**** PROVIDED DATA

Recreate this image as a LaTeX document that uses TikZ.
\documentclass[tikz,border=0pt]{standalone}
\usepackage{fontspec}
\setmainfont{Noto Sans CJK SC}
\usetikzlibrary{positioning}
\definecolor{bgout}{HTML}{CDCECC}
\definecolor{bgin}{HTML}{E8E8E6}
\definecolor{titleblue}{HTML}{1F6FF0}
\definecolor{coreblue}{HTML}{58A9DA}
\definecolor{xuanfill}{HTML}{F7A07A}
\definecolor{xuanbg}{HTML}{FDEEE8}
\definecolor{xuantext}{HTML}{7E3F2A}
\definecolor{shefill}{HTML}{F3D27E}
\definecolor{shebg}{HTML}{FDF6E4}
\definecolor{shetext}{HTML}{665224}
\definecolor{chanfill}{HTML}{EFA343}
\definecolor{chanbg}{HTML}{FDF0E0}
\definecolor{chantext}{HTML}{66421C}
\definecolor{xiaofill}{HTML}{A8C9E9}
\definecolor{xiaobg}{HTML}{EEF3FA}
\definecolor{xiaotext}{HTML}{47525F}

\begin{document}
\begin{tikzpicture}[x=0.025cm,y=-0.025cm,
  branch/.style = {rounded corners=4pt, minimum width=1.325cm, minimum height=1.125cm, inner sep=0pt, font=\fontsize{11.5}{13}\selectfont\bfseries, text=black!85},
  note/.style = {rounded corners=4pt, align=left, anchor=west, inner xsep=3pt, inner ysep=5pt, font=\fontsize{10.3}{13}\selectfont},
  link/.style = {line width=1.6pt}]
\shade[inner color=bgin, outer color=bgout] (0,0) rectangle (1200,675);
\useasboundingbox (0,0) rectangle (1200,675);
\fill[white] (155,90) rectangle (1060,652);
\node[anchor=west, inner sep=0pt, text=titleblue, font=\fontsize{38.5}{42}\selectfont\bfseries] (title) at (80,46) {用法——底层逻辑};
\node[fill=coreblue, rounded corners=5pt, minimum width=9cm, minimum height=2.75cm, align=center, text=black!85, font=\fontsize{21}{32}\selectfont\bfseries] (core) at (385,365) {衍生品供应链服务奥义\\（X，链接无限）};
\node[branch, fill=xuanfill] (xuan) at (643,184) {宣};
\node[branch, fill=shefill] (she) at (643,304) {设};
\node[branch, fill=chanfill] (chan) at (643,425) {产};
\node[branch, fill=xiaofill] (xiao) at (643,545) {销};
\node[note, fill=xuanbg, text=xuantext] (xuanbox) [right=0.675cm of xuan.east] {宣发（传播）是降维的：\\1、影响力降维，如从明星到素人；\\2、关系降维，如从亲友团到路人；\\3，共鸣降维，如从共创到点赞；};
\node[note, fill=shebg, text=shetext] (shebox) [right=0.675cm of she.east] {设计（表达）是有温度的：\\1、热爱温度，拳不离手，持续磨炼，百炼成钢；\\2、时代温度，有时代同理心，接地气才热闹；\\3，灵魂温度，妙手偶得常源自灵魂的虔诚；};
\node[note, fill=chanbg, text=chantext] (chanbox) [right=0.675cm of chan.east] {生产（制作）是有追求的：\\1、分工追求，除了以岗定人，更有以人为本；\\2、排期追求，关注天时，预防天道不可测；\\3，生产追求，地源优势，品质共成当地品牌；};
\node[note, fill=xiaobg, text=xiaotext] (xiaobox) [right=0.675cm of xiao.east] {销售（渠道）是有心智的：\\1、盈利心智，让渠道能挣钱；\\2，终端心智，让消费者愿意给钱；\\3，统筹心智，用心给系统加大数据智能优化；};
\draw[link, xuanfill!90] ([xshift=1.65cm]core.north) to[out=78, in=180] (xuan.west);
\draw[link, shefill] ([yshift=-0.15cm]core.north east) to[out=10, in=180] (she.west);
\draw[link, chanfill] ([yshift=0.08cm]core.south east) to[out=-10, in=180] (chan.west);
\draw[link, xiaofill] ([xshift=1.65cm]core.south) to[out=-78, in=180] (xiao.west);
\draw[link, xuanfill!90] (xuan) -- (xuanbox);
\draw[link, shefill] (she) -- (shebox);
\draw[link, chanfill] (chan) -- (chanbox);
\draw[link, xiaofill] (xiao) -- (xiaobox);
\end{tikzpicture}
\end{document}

********

[GOAL] Once more, set down the full listing, verbatim.

[THE SOLUTION]
Recreate this image as a LaTeX document that uses TikZ.
\documentclass[tikz,border=0pt]{standalone}
\usepackage{fontspec}
\setmainfont{Noto Sans CJK SC}
\usetikzlibrary{positioning}
\definecolor{bgout}{HTML}{CDCECC}
\definecolor{bgin}{HTML}{E8E8E6}
\definecolor{titleblue}{HTML}{1F6FF0}
\definecolor{coreblue}{HTML}{58A9DA}
\definecolor{xuanfill}{HTML}{F7A07A}
\definecolor{xuanbg}{HTML}{FDEEE8}
\definecolor{xuantext}{HTML}{7E3F2A}
\definecolor{shefill}{HTML}{F3D27E}
\definecolor{shebg}{HTML}{FDF6E4}
\definecolor{shetext}{HTML}{665224}
\definecolor{chanfill}{HTML}{EFA343}
\definecolor{chanbg}{HTML}{FDF0E0}
\definecolor{chantext}{HTML}{66421C}
\definecolor{xiaofill}{HTML}{A8C9E9}
\definecolor{xiaobg}{HTML}{EEF3FA}
\definecolor{xiaotext}{HTML}{47525F}

\begin{document}
\begin{tikzpicture}[x=0.025cm,y=-0.025cm,
  branch/.style = {rounded corners=4pt, minimum width=1.325cm, minimum height=1.125cm, inner sep=0pt, font=\fontsize{11.5}{13}\selectfont\bfseries, text=black!85},
  note/.style = {rounded corners=4pt, align=left, anchor=west, inner xsep=3pt, inner ysep=5pt, font=\fontsize{10.3}{13}\selectfont},
  link/.style = {line width=1.6pt}]
\shade[inner color=bgin, outer color=bgout] (0,0) rectangle (1200,675);
\useasboundingbox (0,0) rectangle (1200,675);
\fill[white] (155,90) rectangle (1060,652);
\node[anchor=west, inner sep=0pt, text=titleblue, font=\fontsize{38.5}{42}\selectfont\bfseries] (title) at (80,46) {用法——底层逻辑};
\node[fill=coreblue, rounded corners=5pt, minimum width=9cm, minimum height=2.75cm, align=center, text=black!85, font=\fontsize{21}{32}\selectfont\bfseries] (core) at (385,365) {衍生品供应链服务奥义\\（X，链接无限）};
\node[branch, fill=xuanfill] (xuan) at (643,184) {宣};
\node[branch, fill=shefill] (she) at (643,304) {设};
\node[branch, fill=chanfill] (chan) at (643,425) {产};
\node[branch, fill=xiaofill] (xiao) at (643,545) {销};
\node[note, fill=xuanbg, text=xuantext] (xuanbox) [right=0.675cm of xuan.east] {宣发（传播）是降维的：\\1、影响力降维，如从明星到素人；\\2、关系降维，如从亲友团到路人；\\3，共鸣降维，如从共创到点赞；};
\node[note, fill=shebg, text=shetext] (shebox) [right=0.675cm of she.east] {设计（表达）是有温度的：\\1、热爱温度，拳不离手，持续磨炼，百炼成钢；\\2、时代温度，有时代同理心，接地气才热闹；\\3，灵魂温度，妙手偶得常源自灵魂的虔诚；};
\node[note, fill=chanbg, text=chantext] (chanbox) [right=0.675cm of chan.east] {生产（制作）是有追求的：\\1、分工追求，除了以岗定人，更有以人为本；\\2、排期追求，关注天时，预防天道不可测；\\3，生产追求，地源优势，品质共成当地品牌；};
\node[note, fill=xiaobg, text=xiaotext] (xiaobox) [right=0.675cm of xiao.east] {销售（渠道）是有心智的：\\1、盈利心智，让渠道能挣钱；\\2，终端心智，让消费者愿意给钱；\\3，统筹心智，用心给系统加大数据智能优化；};
\draw[link, xuanfill!90] ([xshift=1.65cm]core.north) to[out=78, in=180] (xuan.west);
\draw[link, shefill] ([yshift=-0.15cm]core.north east) to[out=10, in=180] (she.west);
\draw[link, chanfill] ([yshift=0.08cm]core.south east) to[out=-10, in=180] (chan.west);
\draw[link, xiaofill] ([xshift=1.65cm]core.south) to[out=-78, in=180] (xiao.west);
\draw[link, xuanfill!90] (xuan) -- (xuanbox);
\draw[link, shefill] (she) -- (shebox);
\draw[link, chanfill] (chan) -- (chanbox);
\draw[link, xiaofill] (xiao) -- (xiaobox);
\end{tikzpicture}
\end{document}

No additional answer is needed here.